At weekends I often take the boys out for the morning to help me with important tasks like going to the tip and filling up Costa Coffee’s coffers – I really should buy shares – to give Heather a little breathing space. Isaac’s job at such times – one that he relishes – is to help look after Toby, keeping an eye on him, holding his hand as we walk across the car park and generally being the responsible big brother. I think he just likes being bossy and showing off his knowledge as he points out all the different fish on the fish counter in Tesco to Toby, but he plays the role well. He’s much the same in taking Kara under his wing too. He’s a great big brother to have.
All this is a good thing for him in terms of accelerating his maturity and creating a natural sense of responsibility which I’m sure will stand him in good stead in later life, but I do sometimes wonder if we are asking too much of our first child to effectively act as a pseudo third parent on occasion. He is by nature a fairly serious and conscientious individual – much like both his parents – and there are certainly times when we should be encouraging him to just be a boy more. (It says everything about him that his favourite new thing at Christmas was not one of the age-appropriate games we bought specifically for him, but the new version of Trivial Pursuit Heather got for me.)

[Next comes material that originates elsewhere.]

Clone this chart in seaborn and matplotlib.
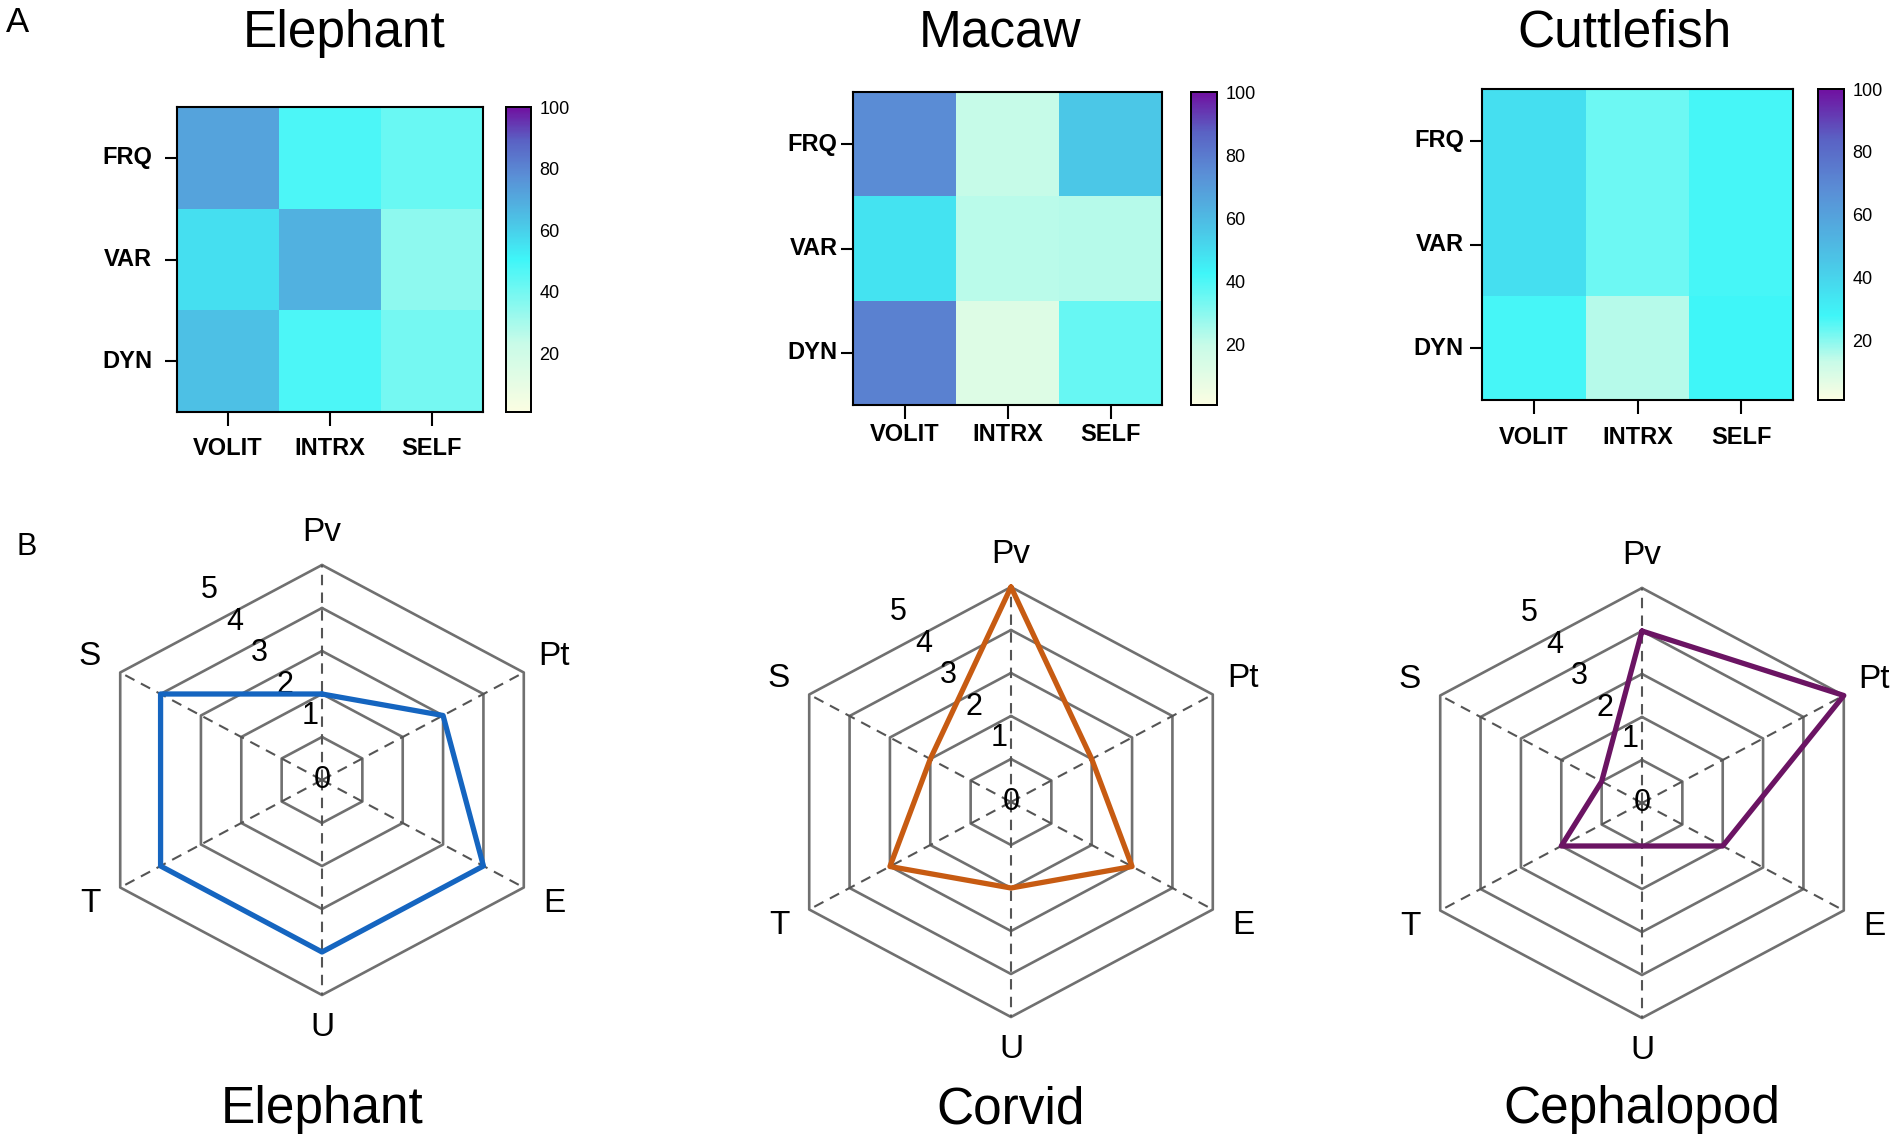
import numpy as np
import pandas as pd
import matplotlib
matplotlib.use("Agg")
import matplotlib.pyplot as plt
import seaborn as sns
from matplotlib.colors import LinearSegmentedColormap

sns.set_style("white")
plt.rcParams['font.family'] = ['Liberation Sans', 'DejaVu Sans']
plt.rcParams['text.color'] = 'black'
plt.rcParams['xtick.color'] = 'black'
plt.rcParams['ytick.color'] = 'black'
plt.rcParams['axes.labelcolor'] = 'black'

########## data ##########
rows = ["FRQ", "VAR", "DYN"]
cols = ["VOLIT", "INTRX", "SELF"]
elephant_vals = [[72, 48, 42], [56, 68, 35], [64, 48, 40]]
macaw_vals = [[75, 20, 56], [48, 22, 23], [78, 12, 36]]
cuttle_vals = [[36, 23, 27], [36, 23, 27], [27, 15, 28]]
heat_titles = ["Elephant", "Macaw", "Cuttlefish"]
cbar_ticks = [20, 40, 60, 80, 100]
# position of the bright cyan stop in each panel's colour scale
cyan_pos = [0.50, 0.42, 0.27]

axis_labels = ["Pv", "Pt", "E", "U", "T", "S"]
elephant_radar = [2, 3, 4, 4, 4, 4]
corvid_radar = [5, 2, 3, 2, 3, 2]
cephalopod_radar = [4, 5, 2, 1, 2, 1]
radar_titles = ["Elephant", "Corvid", "Cephalopod"]
radar_colors = ["#1565c0", "#c75b12", "#6b1463"]
ring_levels = [1, 2, 3, 4, 5]

W, H = 1902, 1146
fig = plt.figure(figsize=(W / 100, H / 100), dpi=100)


def px_axes(x0, y0, x1, y1, **kw):
    return fig.add_axes([x0 / W, 1 - y1 / H, (x1 - x0) / W, (y1 - y0) / H], **kw)


def make_cmap(c):
    stops = [(0.0, "#fbfde2"), (c * 0.45, "#c8fbe8"), (c, "#3ff6f8"),
             (c + (1 - c) * 0.25, "#4cc4e6"), (c + (1 - c) * 0.55, "#5a8fd6"),
             (c + (1 - c) * 0.78, "#5a62c4"), (1.0, "#7010a0")]
    return LinearSegmentedColormap.from_list("cm", stops)


########## A: heatmaps ##########
heat_boxes = [(177, 107, 483, 412), (853, 92, 1162, 405), (1482, 89, 1793, 400)]
cbar_boxes = [(506, 107, 531, 412), (1191, 92, 1217, 405), (1818, 89, 1844, 400)]
title_x = [344, 1000, 1625]
ypads = [9, 2, 4]
xpads = [8, 3, 9]

for i, vals in enumerate([elephant_vals, macaw_vals, cuttle_vals]):
    df = pd.DataFrame(vals, index=rows, columns=cols)
    ax = px_axes(*heat_boxes[i])
    cax = px_axes(*cbar_boxes[i])
    sns.heatmap(df, ax=ax, cmap=make_cmap(cyan_pos[i]), vmin=1, vmax=100,
                cbar_ax=cax, linewidths=0)
    for s in ax.spines.values():
        s.set_visible(True)
        s.set_color("black")
        s.set_linewidth(1.5)
    ax.tick_params(axis='y', length=9, width=1.5, color='black', left=True,
                   pad=ypads[i], labelsize=17, rotation=0)
    ax.tick_params(axis='x', length=10, width=1.5, color='black', bottom=True,
                   pad=xpads[i], labelsize=17, rotation=0)
    for lab in ax.get_xticklabels() + ax.get_yticklabels():
        lab.set_fontweight('bold')
    ax.set_xlabel("")
    ax.set_ylabel("")

    cax.set_yticks(cbar_ticks)
    cax.tick_params(axis='y', direction='in', left=True, right=True, length=4,
                    width=1.3, color='black', labelsize=13, pad=6)
    for s in cax.spines.values():
        s.set_visible(True)
        s.set_color("black")
        s.set_linewidth(1.3)
    cbar = ax.collections[0].colorbar
    cbar.outline.set_edgecolor("black")
    cbar.outline.set_linewidth(1.3)

    fig.text(title_x[i] / W, 1 - 33 / H, heat_titles[i], fontsize=37,
             ha='center', va='center')

########## B: radar charts ##########
centers = [(322, 780), (1011, 802), (1642, 803)]
RX, RY = 233, 215
theta = np.linspace(0, 2 * np.pi, len(axis_labels), endpoint=False)
theta_closed = np.append(theta, theta[0])

for i, vals in enumerate([elephant_radar, corvid_radar, cephalopod_radar]):
    cx, cy = centers[i]
    ax = px_axes(cx - RX, cy - RY, cx + RX, cy + RY, projection='polar')
    ax.set_theta_zero_location('N')
    ax.set_theta_direction(-1)
    ax.set_ylim(0, 5)
    ax.set_aspect('auto')
    ax.grid(False)
    ax.spines['polar'].set_visible(False)
    ax.set_xticks([])
    ax.set_yticks([])
    ax.patch.set_alpha(0)

    for k in ring_levels:
        ax.plot(theta_closed, [k] * len(theta_closed), color="#707070", lw=1.9,
                clip_on=False, zorder=1)
    for t in theta:
        ax.plot([t, t], [0, 5], color="#555555", lw=1.5, ls=(0, (5, 3.5)),
                clip_on=False, zorder=1)

    sns.lineplot(x=theta_closed, y=np.append(vals, vals[0]), sort=False,
                 estimator=None, ax=ax, color=radar_colors[i], lw=3.8, zorder=3)
    for line in ax.lines:
        line.set_clip_on(False)

    for t, lab in zip(theta, axis_labels):
        ax.text(t, 5.75, lab, fontsize=24, ha='center', va='center')

    # ring numbers along the upper-left diagonal
    ax.text(0.5, 0.5, "0", transform=ax.transAxes, fontsize=22,
            ha='center', va='center', zorder=2)
    for k in ring_levels:
        ax.text(0.474 - 0.054 * (k - 1), 0.649 + 0.073 * (k - 1), str(k),
                transform=ax.transAxes, fontsize=22, ha='center', va='center',
                zorder=2)

    fig.text(cx / W, 1 - 1110 / H, radar_titles[i], fontsize=37,
             ha='center', va='center')

fig.text(18 / W, 1 - 22 / H, "A", fontsize=25, ha='center', va='center')
fig.text(27 / W, 1 - 547 / H, "B", fontsize=22, ha='center', va='center')

fig.savefig("out.png", dpi=100, facecolor='white')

There is the occasional warning sign to remind us not to push him too hard. Every now and then you can see him struggling under the burden of having to act so grown-up so much of the time. There has been the odd plaintive wail of “I just want to go back to being a baby!” Then ten minutes later he’s back bossing his brother, his sister and, yes, his parents around. But it’s certainly a caution to be heeded.
I want my boy to grow up with a sense of fun. And I want him to grow up ready and willing to be a fully contributing member of society. And I also want him to be an extra pair of hands when I can’t cope on my own. I need him to be all these things, just in the right balance. It’s tough being a father, but it’s also tough being the oldest child sometimes.